▶ [Instruction] Write the data out again exactly, dropping any images it holds.

▶ [Collected material]
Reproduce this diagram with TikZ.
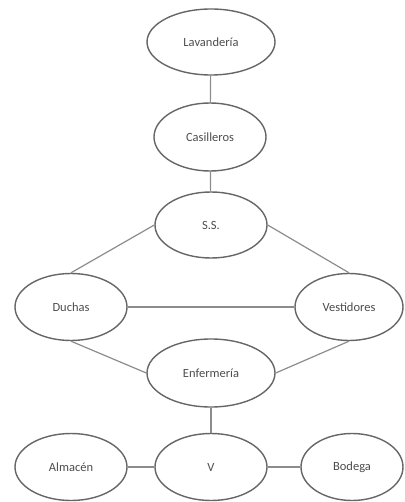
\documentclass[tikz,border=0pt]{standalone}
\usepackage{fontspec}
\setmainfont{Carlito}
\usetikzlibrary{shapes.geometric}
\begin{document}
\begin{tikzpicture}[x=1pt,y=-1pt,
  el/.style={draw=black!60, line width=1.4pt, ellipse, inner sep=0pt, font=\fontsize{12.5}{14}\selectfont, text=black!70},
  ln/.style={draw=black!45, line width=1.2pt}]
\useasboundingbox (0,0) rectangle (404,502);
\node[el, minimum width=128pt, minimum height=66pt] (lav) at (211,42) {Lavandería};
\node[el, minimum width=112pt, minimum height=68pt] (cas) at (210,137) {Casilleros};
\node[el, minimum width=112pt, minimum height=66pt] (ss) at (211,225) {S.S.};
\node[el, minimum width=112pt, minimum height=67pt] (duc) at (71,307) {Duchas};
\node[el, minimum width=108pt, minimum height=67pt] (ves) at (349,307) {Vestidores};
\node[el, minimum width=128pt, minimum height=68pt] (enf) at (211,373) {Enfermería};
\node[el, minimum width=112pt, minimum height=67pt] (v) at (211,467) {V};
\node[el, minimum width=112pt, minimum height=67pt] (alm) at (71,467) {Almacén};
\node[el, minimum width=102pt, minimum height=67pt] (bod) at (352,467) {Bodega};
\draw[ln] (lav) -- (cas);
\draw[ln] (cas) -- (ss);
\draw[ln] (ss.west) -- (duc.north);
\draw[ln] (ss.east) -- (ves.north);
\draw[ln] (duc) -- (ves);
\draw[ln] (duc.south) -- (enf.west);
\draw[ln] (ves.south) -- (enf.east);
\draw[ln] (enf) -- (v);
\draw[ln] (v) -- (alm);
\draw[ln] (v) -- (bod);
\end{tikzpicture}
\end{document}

▶ [Full answer]
Reproduce this diagram with TikZ.
\documentclass[tikz,border=0pt]{standalone}
\usepackage{fontspec}
\setmainfont{Carlito}
\usetikzlibrary{shapes.geometric}
\begin{document}
\begin{tikzpicture}[x=1pt,y=-1pt,
  el/.style={draw=black!60, line width=1.4pt, ellipse, inner sep=0pt, font=\fontsize{12.5}{14}\selectfont, text=black!70},
  ln/.style={draw=black!45, line width=1.2pt}]
\useasboundingbox (0,0) rectangle (404,502);
\node[el, minimum width=128pt, minimum height=66pt] (lav) at (211,42) {Lavandería};
\node[el, minimum width=112pt, minimum height=68pt] (cas) at (210,137) {Casilleros};
\node[el, minimum width=112pt, minimum height=66pt] (ss) at (211,225) {S.S.};
\node[el, minimum width=112pt, minimum height=67pt] (duc) at (71,307) {Duchas};
\node[el, minimum width=108pt, minimum height=67pt] (ves) at (349,307) {Vestidores};
\node[el, minimum width=128pt, minimum height=68pt] (enf) at (211,373) {Enfermería};
\node[el, minimum width=112pt, minimum height=67pt] (v) at (211,467) {V};
\node[el, minimum width=112pt, minimum height=67pt] (alm) at (71,467) {Almacén};
\node[el, minimum width=102pt, minimum height=67pt] (bod) at (352,467) {Bodega};
\draw[ln] (lav) -- (cas);
\draw[ln] (cas) -- (ss);
\draw[ln] (ss.west) -- (duc.north);
\draw[ln] (ss.east) -- (ves.north);
\draw[ln] (duc) -- (ves);
\draw[ln] (duc.south) -- (enf.west);
\draw[ln] (ves.south) -- (enf.east);
\draw[ln] (enf) -- (v);
\draw[ln] (v) -- (alm);
\draw[ln] (v) -- (bod);
\end{tikzpicture}
\end{document}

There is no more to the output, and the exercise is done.